Nixon is a striking Ophelia, abused by Hamlet: he strips her down to vest and tights as if she’s forgotten her PE kit – and by the director: she has to lie dead in the dirt downstage centre for the final scenes while all around her is action and murder.  Horatio (Alex Waldmann – now there’s a Hamlet I would like to see) is a beatnik intellectual but no less genuine in his affection for his royal friend.  Greg Wise doubles as Claudius and the brother he murdered; his Ghost of Hamlet’s Dad is eerie and moving, while his murderous Claudius keeps a tight rein on himself until he’s alone and at prayer.  It was a special treat for this Rock Follies fan to see Charlotte Cornwell as an elegant Gertrude, looking fabulous in couture but also powerful as the woman who has unwittingly participated in her own and everyone else’s downfall.

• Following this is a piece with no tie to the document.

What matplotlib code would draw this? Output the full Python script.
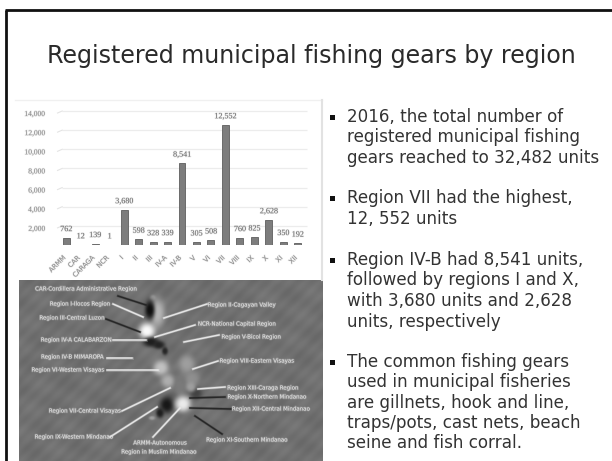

I adored Robin Soans’s prissy and self-important Polonius and was sorry to see him stabbed behind the arras (ouch!) and as his son, Laertes, Luke Norris cuts a dashing figure.  His final confrontation with Hamlet doesn’t look like a fair fight, and indeed, it isn’t.

It’s well worth seeing but it’s more of a “Let’s see how they do this bit” kind of show rather than an engaging presentation of tragedy.  I didn’t get beyond regarding the actors as actors, or appreciating the technical aspects of the production, rather than being moved by the characters.